== GIVEN TASK ==
Narrow the data below down to the lines containing "React".

Stored data entries
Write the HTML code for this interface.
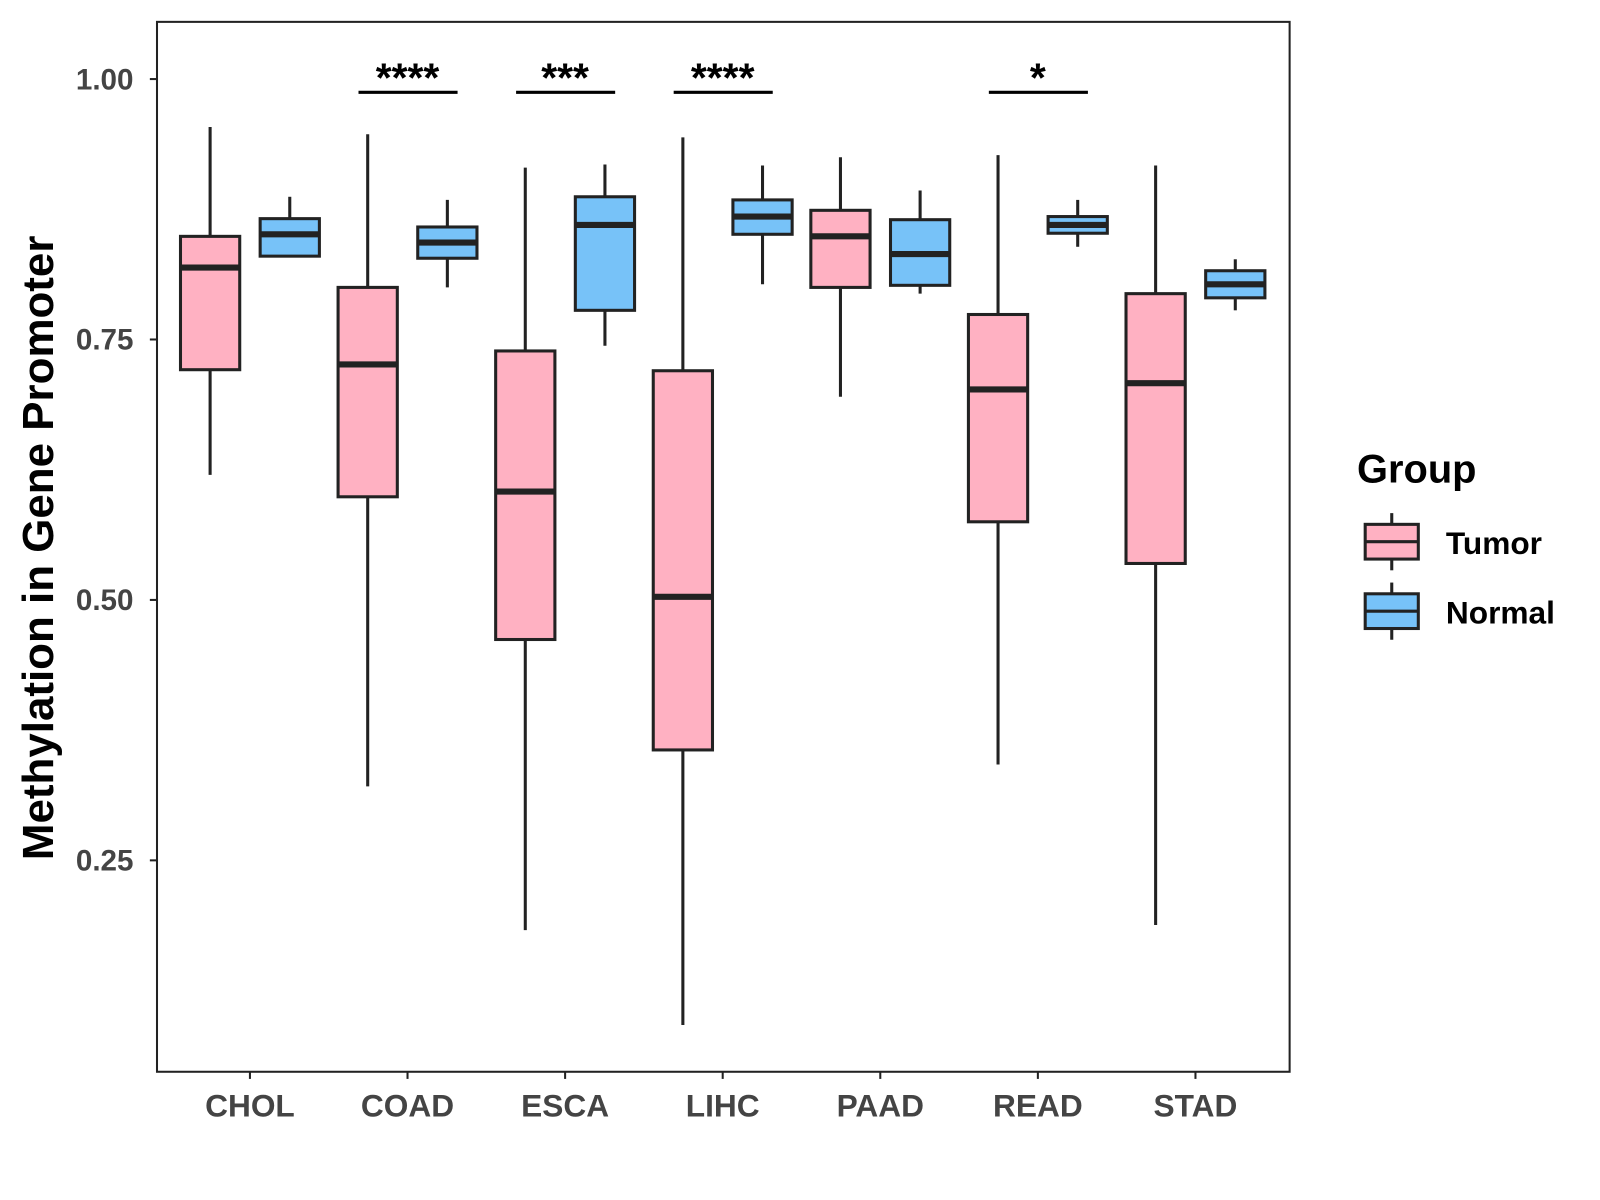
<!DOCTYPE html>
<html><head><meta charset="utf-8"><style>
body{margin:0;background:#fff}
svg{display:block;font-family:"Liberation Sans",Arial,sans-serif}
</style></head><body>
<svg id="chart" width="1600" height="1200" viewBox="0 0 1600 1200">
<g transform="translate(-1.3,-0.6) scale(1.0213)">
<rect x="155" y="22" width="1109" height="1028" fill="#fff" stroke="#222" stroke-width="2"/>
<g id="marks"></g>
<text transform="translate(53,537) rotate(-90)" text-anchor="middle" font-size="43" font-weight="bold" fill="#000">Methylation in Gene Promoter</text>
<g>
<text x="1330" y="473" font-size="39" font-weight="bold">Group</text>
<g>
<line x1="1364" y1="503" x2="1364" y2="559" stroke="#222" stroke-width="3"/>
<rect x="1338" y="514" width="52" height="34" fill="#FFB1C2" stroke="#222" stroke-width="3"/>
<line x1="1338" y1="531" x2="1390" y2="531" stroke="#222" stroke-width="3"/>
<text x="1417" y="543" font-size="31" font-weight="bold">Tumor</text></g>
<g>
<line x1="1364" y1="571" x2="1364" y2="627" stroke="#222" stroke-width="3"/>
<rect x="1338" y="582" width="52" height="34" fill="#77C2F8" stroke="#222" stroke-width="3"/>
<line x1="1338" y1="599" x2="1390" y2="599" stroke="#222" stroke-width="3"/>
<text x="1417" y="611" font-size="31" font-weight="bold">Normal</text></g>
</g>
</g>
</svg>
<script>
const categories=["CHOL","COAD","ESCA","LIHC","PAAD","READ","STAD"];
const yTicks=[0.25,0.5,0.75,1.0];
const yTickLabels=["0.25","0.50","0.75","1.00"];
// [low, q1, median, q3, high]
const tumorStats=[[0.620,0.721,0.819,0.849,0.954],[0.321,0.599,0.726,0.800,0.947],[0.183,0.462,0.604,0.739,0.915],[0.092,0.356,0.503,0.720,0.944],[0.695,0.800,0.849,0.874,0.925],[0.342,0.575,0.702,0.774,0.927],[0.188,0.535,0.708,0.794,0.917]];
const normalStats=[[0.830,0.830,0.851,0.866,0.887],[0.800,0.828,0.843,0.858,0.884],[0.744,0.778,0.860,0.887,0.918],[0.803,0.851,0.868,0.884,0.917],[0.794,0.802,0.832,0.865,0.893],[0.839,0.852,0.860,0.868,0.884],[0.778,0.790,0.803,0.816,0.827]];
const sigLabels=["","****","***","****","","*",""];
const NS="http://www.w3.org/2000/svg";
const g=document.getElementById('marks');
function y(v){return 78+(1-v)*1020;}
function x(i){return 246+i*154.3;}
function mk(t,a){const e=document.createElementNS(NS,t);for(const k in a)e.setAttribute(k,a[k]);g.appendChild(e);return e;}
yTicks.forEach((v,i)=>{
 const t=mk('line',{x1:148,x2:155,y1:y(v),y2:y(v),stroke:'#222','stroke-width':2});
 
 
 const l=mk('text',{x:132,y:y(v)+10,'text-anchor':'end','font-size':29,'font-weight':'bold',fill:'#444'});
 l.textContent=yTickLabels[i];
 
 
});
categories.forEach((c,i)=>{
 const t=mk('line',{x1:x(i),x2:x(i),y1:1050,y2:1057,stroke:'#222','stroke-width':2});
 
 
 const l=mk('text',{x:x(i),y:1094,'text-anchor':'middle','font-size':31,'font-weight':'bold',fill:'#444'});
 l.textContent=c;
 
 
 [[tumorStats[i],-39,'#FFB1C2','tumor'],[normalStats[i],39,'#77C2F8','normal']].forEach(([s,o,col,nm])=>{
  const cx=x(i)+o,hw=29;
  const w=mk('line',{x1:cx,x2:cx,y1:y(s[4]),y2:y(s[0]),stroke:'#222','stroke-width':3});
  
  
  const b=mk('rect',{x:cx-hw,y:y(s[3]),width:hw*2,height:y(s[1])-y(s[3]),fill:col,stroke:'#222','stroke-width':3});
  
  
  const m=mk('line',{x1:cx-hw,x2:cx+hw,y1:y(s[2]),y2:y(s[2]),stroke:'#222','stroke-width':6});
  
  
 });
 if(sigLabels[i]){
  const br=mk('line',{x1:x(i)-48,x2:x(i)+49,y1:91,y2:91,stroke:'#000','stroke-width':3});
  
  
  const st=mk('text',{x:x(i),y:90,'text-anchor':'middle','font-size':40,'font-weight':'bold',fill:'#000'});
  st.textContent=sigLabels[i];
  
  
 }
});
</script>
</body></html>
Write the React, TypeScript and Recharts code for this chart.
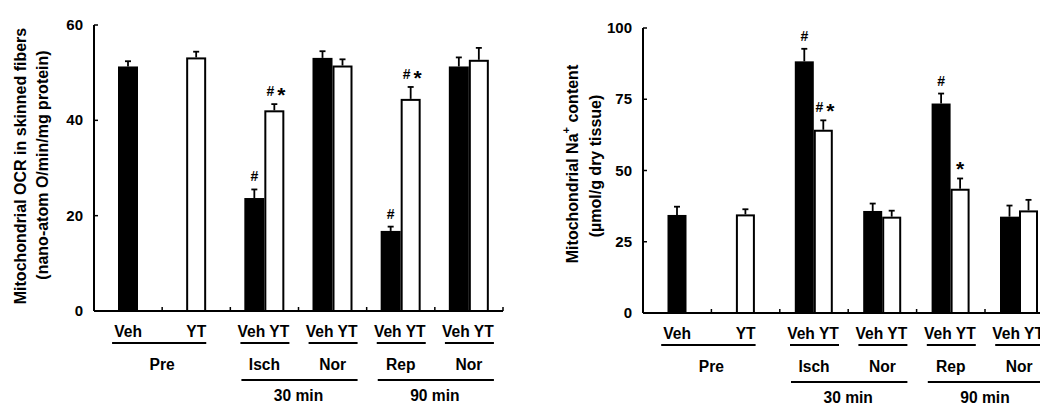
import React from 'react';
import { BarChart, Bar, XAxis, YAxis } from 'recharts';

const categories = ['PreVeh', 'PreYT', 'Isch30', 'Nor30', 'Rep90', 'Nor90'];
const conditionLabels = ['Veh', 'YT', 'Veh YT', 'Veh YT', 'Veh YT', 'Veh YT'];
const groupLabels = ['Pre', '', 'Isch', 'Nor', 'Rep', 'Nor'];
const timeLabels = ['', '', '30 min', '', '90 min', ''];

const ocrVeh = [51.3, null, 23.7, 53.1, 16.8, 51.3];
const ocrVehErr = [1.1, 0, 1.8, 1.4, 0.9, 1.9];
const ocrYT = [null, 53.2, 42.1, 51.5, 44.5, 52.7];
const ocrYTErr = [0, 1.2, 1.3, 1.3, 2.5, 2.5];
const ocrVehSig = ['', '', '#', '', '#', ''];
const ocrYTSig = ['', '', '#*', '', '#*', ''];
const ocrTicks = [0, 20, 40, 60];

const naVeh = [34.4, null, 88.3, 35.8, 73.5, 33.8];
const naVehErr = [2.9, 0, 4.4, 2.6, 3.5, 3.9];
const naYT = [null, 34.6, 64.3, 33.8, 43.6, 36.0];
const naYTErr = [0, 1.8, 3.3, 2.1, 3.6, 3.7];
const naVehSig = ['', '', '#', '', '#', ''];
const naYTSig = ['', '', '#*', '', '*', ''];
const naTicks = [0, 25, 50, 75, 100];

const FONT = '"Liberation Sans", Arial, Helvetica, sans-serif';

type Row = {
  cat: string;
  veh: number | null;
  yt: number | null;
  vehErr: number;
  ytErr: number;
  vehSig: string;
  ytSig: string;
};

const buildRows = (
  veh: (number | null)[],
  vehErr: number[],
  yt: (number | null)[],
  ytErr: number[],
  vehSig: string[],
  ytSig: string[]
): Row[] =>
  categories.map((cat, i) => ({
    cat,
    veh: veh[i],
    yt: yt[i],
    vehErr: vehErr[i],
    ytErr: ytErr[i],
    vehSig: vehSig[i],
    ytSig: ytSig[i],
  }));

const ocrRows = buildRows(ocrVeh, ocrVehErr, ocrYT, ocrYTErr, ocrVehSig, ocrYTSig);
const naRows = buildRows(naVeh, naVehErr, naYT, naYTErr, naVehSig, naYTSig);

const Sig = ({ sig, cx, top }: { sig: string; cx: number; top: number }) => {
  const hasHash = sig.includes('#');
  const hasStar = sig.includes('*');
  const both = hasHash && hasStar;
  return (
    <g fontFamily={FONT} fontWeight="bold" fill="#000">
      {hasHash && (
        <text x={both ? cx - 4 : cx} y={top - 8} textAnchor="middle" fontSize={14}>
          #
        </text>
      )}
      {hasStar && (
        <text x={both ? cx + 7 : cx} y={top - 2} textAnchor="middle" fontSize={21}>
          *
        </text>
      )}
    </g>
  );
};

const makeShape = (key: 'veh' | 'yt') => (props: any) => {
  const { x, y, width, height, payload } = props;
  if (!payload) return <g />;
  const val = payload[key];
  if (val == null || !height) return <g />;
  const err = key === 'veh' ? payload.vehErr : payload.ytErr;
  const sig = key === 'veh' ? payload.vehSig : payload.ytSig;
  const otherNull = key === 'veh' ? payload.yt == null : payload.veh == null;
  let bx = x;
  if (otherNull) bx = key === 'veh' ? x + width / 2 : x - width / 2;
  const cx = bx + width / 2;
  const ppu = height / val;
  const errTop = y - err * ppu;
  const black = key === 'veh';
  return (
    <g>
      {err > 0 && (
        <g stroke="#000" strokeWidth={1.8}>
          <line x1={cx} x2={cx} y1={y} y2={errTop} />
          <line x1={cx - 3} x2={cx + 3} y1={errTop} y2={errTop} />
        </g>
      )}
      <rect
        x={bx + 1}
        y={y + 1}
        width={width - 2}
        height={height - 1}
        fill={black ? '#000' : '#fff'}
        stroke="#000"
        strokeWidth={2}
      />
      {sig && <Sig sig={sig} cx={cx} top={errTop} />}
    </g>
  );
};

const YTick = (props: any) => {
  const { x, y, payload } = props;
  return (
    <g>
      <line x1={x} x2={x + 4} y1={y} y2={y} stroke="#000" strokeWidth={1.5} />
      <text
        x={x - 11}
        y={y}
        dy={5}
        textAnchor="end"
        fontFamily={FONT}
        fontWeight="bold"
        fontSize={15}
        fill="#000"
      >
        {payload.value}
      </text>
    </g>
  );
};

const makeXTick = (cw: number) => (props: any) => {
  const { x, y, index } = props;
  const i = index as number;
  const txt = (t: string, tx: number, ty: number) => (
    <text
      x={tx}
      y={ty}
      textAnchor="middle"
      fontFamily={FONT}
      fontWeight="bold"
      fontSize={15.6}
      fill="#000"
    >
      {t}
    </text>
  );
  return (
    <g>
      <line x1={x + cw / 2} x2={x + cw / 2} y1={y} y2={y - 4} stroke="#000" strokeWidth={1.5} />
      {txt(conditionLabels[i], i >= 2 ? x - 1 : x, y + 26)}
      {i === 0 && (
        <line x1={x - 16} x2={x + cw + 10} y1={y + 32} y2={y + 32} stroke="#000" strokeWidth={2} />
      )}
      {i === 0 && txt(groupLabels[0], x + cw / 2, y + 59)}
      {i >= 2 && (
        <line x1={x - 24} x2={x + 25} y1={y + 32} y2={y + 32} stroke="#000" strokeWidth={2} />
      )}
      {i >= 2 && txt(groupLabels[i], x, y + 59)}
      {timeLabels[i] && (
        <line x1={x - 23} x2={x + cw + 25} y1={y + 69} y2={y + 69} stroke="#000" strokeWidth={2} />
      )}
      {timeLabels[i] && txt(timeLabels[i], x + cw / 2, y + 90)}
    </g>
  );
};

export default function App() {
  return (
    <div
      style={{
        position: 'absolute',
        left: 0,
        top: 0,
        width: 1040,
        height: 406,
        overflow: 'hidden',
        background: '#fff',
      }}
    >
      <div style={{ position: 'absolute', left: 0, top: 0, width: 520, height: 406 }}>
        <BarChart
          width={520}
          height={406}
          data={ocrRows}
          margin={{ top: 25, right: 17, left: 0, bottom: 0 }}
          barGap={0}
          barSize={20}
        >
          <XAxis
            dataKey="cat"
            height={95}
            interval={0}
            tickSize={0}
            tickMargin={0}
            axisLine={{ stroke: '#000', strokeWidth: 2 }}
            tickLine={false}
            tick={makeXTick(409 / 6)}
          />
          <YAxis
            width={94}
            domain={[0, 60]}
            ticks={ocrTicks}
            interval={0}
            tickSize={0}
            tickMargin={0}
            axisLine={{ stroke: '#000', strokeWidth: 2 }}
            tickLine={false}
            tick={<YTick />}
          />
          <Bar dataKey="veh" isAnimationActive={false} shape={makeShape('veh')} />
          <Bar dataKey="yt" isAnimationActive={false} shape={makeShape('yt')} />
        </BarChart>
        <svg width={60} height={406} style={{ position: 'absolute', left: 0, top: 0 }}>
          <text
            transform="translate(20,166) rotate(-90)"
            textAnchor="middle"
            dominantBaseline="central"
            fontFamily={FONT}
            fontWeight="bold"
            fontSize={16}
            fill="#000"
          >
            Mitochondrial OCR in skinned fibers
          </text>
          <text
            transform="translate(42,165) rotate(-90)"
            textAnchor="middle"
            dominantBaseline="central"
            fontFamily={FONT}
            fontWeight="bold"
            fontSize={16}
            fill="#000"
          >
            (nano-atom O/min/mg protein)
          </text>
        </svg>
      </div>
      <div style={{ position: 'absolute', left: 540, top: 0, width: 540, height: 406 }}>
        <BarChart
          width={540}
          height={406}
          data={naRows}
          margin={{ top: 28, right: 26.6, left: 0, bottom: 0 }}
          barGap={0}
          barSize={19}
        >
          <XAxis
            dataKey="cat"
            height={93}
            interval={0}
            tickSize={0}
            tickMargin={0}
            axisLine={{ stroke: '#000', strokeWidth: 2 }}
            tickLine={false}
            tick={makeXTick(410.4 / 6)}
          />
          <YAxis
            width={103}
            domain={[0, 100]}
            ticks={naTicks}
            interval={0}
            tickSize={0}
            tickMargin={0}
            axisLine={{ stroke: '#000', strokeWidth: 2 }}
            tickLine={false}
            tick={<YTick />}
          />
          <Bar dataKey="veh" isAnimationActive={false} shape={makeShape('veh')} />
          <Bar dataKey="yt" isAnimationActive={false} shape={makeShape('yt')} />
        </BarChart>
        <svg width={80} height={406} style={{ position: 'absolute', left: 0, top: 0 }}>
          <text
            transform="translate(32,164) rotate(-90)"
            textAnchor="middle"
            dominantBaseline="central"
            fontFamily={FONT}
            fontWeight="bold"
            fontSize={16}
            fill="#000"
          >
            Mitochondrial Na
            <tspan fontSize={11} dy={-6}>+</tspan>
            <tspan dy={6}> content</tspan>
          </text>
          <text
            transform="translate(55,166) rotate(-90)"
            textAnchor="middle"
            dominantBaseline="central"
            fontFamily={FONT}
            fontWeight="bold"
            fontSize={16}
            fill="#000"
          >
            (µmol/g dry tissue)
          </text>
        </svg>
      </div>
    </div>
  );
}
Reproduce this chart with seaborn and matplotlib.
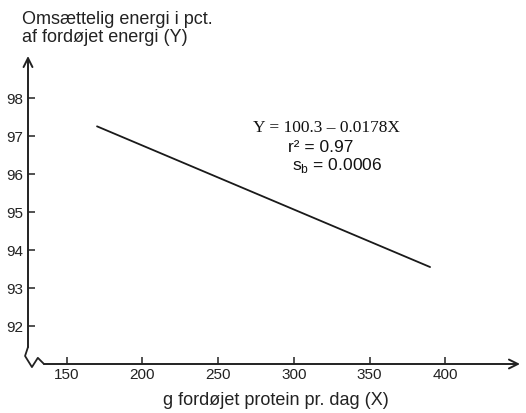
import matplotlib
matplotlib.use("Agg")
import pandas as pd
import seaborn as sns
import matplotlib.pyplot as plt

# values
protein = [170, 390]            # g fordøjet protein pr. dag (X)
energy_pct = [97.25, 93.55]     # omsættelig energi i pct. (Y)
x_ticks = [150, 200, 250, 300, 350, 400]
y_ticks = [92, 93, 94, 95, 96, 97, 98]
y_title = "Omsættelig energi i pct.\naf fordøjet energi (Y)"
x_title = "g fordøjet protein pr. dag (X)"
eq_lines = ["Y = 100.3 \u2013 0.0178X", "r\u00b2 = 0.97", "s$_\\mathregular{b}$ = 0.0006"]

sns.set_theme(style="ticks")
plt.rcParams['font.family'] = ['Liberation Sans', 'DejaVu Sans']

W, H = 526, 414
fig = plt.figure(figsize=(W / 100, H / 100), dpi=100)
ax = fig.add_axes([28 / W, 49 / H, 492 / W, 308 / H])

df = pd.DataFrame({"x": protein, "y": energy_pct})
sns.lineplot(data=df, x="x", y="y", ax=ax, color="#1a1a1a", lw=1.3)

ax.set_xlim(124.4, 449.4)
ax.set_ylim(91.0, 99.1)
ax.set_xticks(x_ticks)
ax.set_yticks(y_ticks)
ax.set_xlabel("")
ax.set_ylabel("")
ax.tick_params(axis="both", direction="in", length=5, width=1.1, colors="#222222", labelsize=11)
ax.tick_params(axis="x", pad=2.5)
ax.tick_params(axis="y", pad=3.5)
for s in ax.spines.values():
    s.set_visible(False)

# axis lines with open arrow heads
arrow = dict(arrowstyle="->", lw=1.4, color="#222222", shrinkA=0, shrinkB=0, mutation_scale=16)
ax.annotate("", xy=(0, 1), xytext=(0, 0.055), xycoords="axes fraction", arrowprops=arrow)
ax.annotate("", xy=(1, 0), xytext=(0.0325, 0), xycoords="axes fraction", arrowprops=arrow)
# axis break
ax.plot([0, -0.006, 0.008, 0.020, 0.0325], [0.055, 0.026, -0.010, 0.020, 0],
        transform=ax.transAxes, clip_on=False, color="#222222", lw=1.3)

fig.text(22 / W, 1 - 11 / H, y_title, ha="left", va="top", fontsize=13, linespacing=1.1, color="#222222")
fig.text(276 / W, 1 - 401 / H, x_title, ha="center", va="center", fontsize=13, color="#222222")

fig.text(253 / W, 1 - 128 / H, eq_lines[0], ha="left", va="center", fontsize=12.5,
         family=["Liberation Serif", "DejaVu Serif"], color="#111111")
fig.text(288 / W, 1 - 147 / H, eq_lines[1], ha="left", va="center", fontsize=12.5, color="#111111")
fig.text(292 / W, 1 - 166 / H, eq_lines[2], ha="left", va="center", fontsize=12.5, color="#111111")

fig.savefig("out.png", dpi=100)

== RESPONSE FOR THIS EXERCISE ==
Write the React, TypeScript and Recharts code for this chart.
import React from 'react';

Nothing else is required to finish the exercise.